**Exercise data:**
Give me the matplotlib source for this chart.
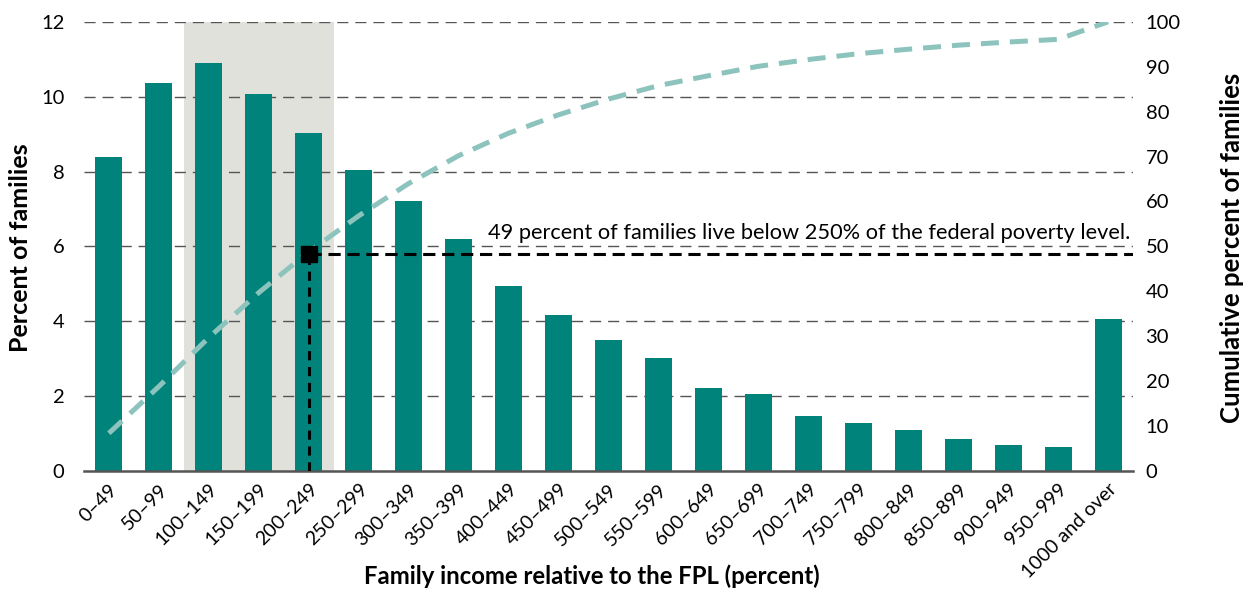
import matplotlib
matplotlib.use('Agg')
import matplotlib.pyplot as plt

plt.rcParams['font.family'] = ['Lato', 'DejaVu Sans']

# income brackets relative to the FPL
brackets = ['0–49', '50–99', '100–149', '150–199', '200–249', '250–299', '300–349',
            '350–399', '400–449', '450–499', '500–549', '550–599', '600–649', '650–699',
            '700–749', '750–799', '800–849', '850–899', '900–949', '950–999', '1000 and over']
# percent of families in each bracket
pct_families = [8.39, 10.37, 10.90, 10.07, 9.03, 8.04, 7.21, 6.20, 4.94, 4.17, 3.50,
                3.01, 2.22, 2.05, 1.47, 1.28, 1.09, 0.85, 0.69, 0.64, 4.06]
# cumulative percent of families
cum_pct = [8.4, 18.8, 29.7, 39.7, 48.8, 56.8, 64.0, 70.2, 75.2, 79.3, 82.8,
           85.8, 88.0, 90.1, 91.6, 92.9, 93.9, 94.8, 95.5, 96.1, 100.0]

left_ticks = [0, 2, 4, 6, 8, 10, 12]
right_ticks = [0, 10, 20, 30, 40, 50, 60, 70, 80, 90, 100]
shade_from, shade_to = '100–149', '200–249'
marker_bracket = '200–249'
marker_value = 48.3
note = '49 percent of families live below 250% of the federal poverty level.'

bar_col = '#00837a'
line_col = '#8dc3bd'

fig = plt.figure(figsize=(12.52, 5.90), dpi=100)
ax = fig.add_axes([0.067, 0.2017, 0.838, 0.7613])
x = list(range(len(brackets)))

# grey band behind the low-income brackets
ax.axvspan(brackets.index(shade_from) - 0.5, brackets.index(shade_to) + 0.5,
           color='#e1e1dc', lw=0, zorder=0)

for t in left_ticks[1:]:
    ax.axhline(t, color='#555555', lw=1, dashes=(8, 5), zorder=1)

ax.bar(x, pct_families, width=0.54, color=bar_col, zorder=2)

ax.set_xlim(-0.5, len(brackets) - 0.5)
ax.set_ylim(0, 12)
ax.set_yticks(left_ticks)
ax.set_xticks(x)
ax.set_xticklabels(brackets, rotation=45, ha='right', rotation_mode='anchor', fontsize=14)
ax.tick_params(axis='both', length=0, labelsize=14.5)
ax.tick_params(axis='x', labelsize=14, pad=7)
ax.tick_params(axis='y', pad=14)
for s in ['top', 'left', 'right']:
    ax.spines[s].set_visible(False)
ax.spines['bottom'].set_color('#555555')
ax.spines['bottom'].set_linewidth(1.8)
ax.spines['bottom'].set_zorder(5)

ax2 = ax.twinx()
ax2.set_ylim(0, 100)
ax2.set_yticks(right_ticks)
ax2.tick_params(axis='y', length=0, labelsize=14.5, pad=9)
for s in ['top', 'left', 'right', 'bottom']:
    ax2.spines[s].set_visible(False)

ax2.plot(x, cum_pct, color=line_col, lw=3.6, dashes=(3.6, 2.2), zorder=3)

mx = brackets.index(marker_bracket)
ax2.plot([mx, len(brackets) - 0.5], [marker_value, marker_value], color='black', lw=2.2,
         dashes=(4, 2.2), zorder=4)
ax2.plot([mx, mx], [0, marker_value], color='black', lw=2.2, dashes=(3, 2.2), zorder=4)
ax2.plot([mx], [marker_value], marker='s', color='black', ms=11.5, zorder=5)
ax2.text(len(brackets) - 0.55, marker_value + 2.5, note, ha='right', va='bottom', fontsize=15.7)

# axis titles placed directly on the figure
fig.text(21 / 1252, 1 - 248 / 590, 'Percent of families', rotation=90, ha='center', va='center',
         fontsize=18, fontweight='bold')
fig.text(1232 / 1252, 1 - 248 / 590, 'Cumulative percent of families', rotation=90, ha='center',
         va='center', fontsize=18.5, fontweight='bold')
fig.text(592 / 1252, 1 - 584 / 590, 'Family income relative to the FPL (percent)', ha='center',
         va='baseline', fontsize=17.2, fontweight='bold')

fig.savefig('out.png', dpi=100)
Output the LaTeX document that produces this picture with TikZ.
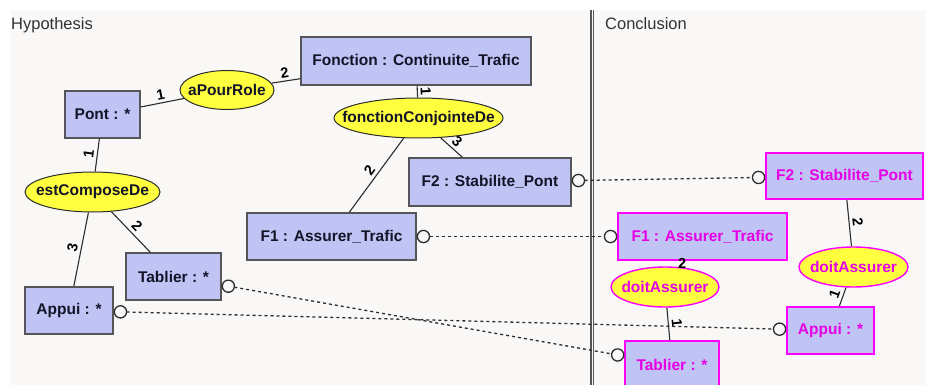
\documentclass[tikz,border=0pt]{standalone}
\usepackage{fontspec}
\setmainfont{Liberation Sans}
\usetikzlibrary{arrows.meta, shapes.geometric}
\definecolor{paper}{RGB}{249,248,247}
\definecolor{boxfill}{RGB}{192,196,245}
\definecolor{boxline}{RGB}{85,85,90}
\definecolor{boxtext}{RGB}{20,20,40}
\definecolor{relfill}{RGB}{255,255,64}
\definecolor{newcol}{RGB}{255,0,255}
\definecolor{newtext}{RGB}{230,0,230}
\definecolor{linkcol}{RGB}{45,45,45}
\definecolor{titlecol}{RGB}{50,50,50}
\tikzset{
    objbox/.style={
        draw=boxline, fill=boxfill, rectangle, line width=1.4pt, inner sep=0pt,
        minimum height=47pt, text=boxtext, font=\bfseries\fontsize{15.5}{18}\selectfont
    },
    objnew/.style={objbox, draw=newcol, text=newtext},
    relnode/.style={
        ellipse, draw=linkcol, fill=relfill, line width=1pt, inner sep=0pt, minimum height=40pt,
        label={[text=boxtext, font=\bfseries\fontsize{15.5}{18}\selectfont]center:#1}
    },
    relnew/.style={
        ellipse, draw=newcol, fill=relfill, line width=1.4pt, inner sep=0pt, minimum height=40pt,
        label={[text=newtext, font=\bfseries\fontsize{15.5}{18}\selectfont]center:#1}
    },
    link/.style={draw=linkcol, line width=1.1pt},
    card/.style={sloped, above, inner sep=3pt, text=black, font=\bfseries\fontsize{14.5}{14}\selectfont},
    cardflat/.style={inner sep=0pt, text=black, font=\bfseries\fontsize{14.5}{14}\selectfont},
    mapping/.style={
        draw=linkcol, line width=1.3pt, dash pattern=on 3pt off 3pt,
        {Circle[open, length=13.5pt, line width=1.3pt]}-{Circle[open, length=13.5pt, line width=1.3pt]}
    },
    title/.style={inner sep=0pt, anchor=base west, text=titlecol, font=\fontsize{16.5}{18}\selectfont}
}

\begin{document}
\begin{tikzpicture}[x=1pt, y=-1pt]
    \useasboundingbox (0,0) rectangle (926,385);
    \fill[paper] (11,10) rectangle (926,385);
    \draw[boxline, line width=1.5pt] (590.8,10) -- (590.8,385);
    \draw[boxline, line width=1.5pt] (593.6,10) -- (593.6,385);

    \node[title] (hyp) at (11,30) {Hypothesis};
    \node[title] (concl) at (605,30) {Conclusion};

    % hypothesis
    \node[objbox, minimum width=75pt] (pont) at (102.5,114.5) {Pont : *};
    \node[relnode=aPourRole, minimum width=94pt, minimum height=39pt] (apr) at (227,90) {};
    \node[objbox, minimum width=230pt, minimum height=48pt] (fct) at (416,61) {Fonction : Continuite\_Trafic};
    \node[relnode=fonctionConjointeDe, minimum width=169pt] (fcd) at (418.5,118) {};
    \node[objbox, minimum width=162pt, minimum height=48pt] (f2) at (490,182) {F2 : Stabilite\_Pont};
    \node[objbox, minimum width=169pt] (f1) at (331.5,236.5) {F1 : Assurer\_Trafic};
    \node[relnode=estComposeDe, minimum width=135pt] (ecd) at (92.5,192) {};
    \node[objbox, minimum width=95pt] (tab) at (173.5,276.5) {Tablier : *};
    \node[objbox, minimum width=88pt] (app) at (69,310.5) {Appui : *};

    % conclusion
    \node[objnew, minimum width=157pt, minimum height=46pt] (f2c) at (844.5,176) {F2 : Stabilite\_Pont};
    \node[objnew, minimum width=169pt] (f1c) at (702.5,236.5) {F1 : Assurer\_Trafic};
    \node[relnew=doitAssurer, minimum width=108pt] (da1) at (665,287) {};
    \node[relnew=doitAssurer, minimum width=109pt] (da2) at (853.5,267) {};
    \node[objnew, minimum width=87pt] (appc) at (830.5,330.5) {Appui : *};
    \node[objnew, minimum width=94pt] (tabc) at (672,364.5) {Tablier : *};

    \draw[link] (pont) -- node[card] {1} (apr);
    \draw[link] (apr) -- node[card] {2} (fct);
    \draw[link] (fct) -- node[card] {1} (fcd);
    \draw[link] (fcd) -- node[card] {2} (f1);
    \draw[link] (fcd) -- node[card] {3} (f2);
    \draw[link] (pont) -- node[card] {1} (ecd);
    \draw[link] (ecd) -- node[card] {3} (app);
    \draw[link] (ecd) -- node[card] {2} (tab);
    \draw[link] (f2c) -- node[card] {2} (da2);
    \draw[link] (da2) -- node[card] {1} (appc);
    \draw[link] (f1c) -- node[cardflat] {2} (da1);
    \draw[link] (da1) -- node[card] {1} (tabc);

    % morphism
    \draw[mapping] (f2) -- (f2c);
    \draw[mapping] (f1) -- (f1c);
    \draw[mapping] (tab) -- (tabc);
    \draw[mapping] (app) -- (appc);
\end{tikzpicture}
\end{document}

**Task to complete:** Give only the count of lines in which the string "matplotlib" appears.

**Result of the exercise:** 4